We continue to watch events in Tunisia closely. We condemn the assassination of Opposition leader Chokri Belaid. We have watched the peaceful transference of the premiership from Prime Minister Jebali to Prime Minister designate Laarayedh, which has been accompanied by strong statements by those in Tunisia about their adherence to democracy and building democratic institutions.
Matters relating to dates and timings of the constitution and everything else remain unclear. We have seen nothing at this stage to suggest that any date should be affected, but a new Government have not yet been formed. The Prime Minister designate has until the end of this week to create a Government. There may be an extension after that, but hopes are high that that Government will be confirmed. It will then be easier to see what dates will follow for the other parts of the democratic process of rebuilding.
I do not want to accuse the Minister of being complacent, because I tend to agree with him on Tunisia, but there is no constitution and no set date for the elections.
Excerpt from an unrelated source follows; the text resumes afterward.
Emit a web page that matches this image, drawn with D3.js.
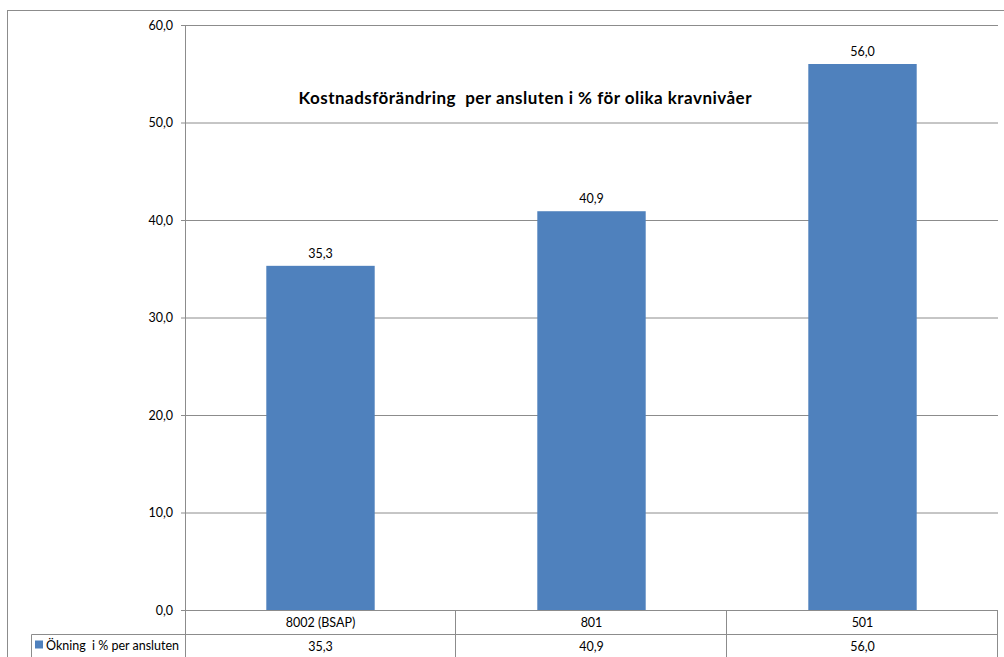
<!DOCTYPE html>
<html>
<head>
<meta charset="utf-8">
<script src="https://cdn.jsdelivr.net/npm/d3@7"></script>
<style>
  body { margin: 0; background: #fff; }
  text { font-family: Lato, "Open Sans", sans-serif; fill: #000; }
</style>
</head>
<body>
<div id="chart"></div>
<script>
// data
const categories = ['8002 (BSAP)', '801', '501'];
const values = [35.3, 40.9, 56.0];
const seriesName = 'Ökning  i % per ansluten';
const yTicks = [0, 10, 20, 30, 40, 50, 60];
const title = 'Kostnadsförändring  per ansluten i % för olika kravnivåer';

const width = 1004, height = 657;
const margin = {top: 25, left: 185, right: 6, bottom: 47};
const fs = 12.5;
const fmt = v => d3.format('.1f')(v).replace('.', ',');

const svg = d3.select('#chart').append('svg')
    .attr('width', width)
    .attr('height', height);

// outer chart border (cropped at right/bottom)
svg.append('rect')
    .attr('x', 7.5).attr('y', 10.5)
    .attr('width', width).attr('height', height)
    .attr('fill', 'none').attr('stroke', '#8c8c8c');

const x = d3.scaleBand()
    .domain(categories)
    .range([margin.left, width - margin.right]);
const y = d3.scaleLinear()
    .domain([0, 60])
    .range([height - margin.bottom, margin.top]);

// gridlines + axis
const yAxis = d3.axisLeft(y)
    .tickValues(yTicks)
    .tickSize(-(width - margin.right - margin.left))
    .tickPadding(12)
    .tickFormat(fmt);
const gy = svg.append('g')
    .attr('transform', `translate(${margin.left},0)`)
    .call(yAxis);
gy.select('.domain').remove();
gy.selectAll('.tick line').attr('stroke', '#8c8c8c').attr('x1', -4);
gy.selectAll('.tick text').attr('font-size', fs).attr('fill', '#000')
    .style('font-family', 'Lato, sans-serif');

// bars
const barW = x.bandwidth() * 0.4;
svg.append('g').selectAll('rect')
    .data(values)
    .join('rect')
    .attr('x', (d, i) => x(categories[i]) + (x.bandwidth() - barW) / 2)
    .attr('y', d => y(d))
    .attr('width', barW)
    .attr('height', d => y(0) - y(d))
    .attr('fill', '#4f81bd');

// data labels
svg.append('g').selectAll('text')
    .data(values)
    .join('text')
    .attr('x', (d, i) => x(categories[i]) + x.bandwidth() / 2)
    .attr('y', d => y(d) - 8)
    .attr('text-anchor', 'middle')
    .attr('font-size', fs)
    .text(fmt);

// y axis line, extended through the table
svg.append('line')
    .attr('x1', margin.left + 0.5).attr('x2', margin.left + 0.5)
    .attr('y1', margin.top).attr('y2', height)
    .attr('stroke', '#8c8c8c');

// data table
const row1 = y(0), row2 = y(0) + 24.5;
const tbl = svg.append('g').attr('stroke', '#8c8c8c');
tbl.append('line').attr('x1', 31.5).attr('x2', width - margin.right)
    .attr('y1', row2).attr('y2', row2);
tbl.append('line').attr('x1', 31.5).attr('x2', 31.5)
    .attr('y1', row2).attr('y2', height);
tbl.selectAll('line.v')
    .data(categories)
    .join('line')
    .attr('class', 'v')
    .attr('x1', d => Math.round(x(d) + x.bandwidth()) - 0.5)
    .attr('x2', d => Math.round(x(d) + x.bandwidth()) - 0.5)
    .attr('y1', row1).attr('y2', height);

svg.append('g').selectAll('text')
    .data(categories)
    .join('text')
    .attr('x', d => x(d) + x.bandwidth() / 2)
    .attr('y', row1 + 16.5)
    .attr('text-anchor', 'middle')
    .attr('font-size', fs)
    .text(d => d);

svg.append('g').selectAll('text')
    .data(values)
    .join('text')
    .attr('x', (d, i) => x(categories[i]) + x.bandwidth() / 2)
    .attr('y', row2 + 16.5)
    .attr('text-anchor', 'middle')
    .attr('font-size', fs)
    .text(fmt);

// legend key in table
svg.append('rect')
    .attr('x', 35).attr('y', row2 + 6)
    .attr('width', 8).attr('height', 8)
    .attr('fill', '#4f81bd');
svg.append('text')
    .attr('x', 46).attr('y', row2 + 15)
    .attr('font-size', fs)
    .attr('textLength', 133)
    .style('white-space', 'pre')
    .text(seriesName);

// title
svg.append('text')
    .attr('x', 525).attr('y', 104)
    .attr('text-anchor', 'middle')
    .attr('font-size', 17)
    .attr('font-weight', 'bold')
    .attr('textLength', 453)
    .style('white-space', 'pre')
    .text(title);
</script>
</body>
</html>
Before the leader of the Opposition was assassinated, he said that anybody criticising the Government would be taken out, in effect, and there is video evidence of direct links between the ruling party and al-Qaeda. Should the Minister not reassess his policy?
I am not quite sure what reassessment the hon. Gentleman is asking for. As I have said, we are monitoring events as closely as we can. We are engaged with a variety of projects for democracy building in Tunisia, yet the constitutional processes being undergone are for Tunisians themselves. I spoke to our deputy head of mission just this morning. The streets are calm; people are expecting a Government to be formed at the end of the week. They are well aware of the difficulties of forming the Government and of the pressures between the political parties, but as he said, there are grounds for some optimism. These are obviously difficult days for Tunisia, but the fact that the process has been handled democratically and peacefully to date is much to be welcomed, and we will continue to encourage it.
I am sure the Minister can agree that Tunisia has made remarkable progress in its transition to democracy. For quite some time it has led the way in the region, but the inevitable wobble has now happened. Can he say what role the Deauville partnership has in helping the political, social and economic transition to democracy?
I very much appreciate what my hon. Friend says. There has been good progress, but we must all be clear that each state is different. These events in the Arab world will take time and there will inevitably be progress, both forwards and backwards. Tunisia is facing its own difficulties, but facing up to them well. The Prime Minister has made it clear that, as part of our responsibilities for the G8, the Deauville partnership will be reinvigorated to ensure that economic support is available to countries in transition. We believe that the G8 process this year will be able to deliver economic benefits to countries in transition such as Tunisia, which will be of enormous help to them.
Does my hon. Friend agree that building a stable democracy takes a long time? After all, it has taken us 800 years and it is far from perfect. Should not those of us who support the democratic changes in north Africa and the middle east therefore exercise both patience and perseverance?
My hon. Friend puts it very well. There is a great risk of trying to see all political developments through the prism of 24-hour news or a rolling news programme. These things will not be settled quickly. I suspect that we will not know the outcome of the Arab spring even by the time most of us have finished our period in Parliament. My hon. Friend is right: this will need patience. Equally, the commitment of those such as the United Kingdom to democracy-building institutions—which we are involved in through the Arab partnership and other partners—is a vital part of the process, if it is to be a success.
When President Marzouki came to Britain last autumn, he stressed the vital importance of establishing a broad-based constitution. In view of the difficult atmosphere following the death of Chokri Belaid, what specific actions are the UK Government taking to support the development of democracy, perhaps through Arab Partnership projects? This is an absolutely crucial time for Tunisia.
It certainly is. The hon. Gentleman is right to point to our engagement, through Arab Partnership, in various democracy-building processes. We are expecting a number of projects to be developed during the course of this year, at a cost of some £2.5 million, and we will be looking to develop projects on election monitoring, on the support of political parties and on democracy building. We are constantly looking, with the Tunisians, at what they will find most effective. Last year, one of the most effective projects was to help them to move their state broadcasting company into a public broadcasting company. Such efforts to open up democracy to more people are a vital part of the process that we hope will lead to the establishment of a new constitution in the time scale already set out by the Tunisians.
21. There are 60 British companies currently operating in Tunisia, compared with 1,800 French ones. What steps is my hon. Friend’s Department undertaking with UK Trade & Investment to ensure greater British economic engagement with Tunisia? (145895)
We continue to encourage more UKTI missions to Tunisia. Through the G8 process, there will be a major investment conference later this year for all those countries involved in transition, at which UK companies will be able to look at the opportunities that are available to them in Tunisia. We want UK companies to be prepared to take more risk. We are sometimes told by nations abroad that they see more of other countries’ companies than our own, but we do not believe that that is necessarily the case. We want to encourage British companies to become involved, and Tunisia presents a series of fine opportunities.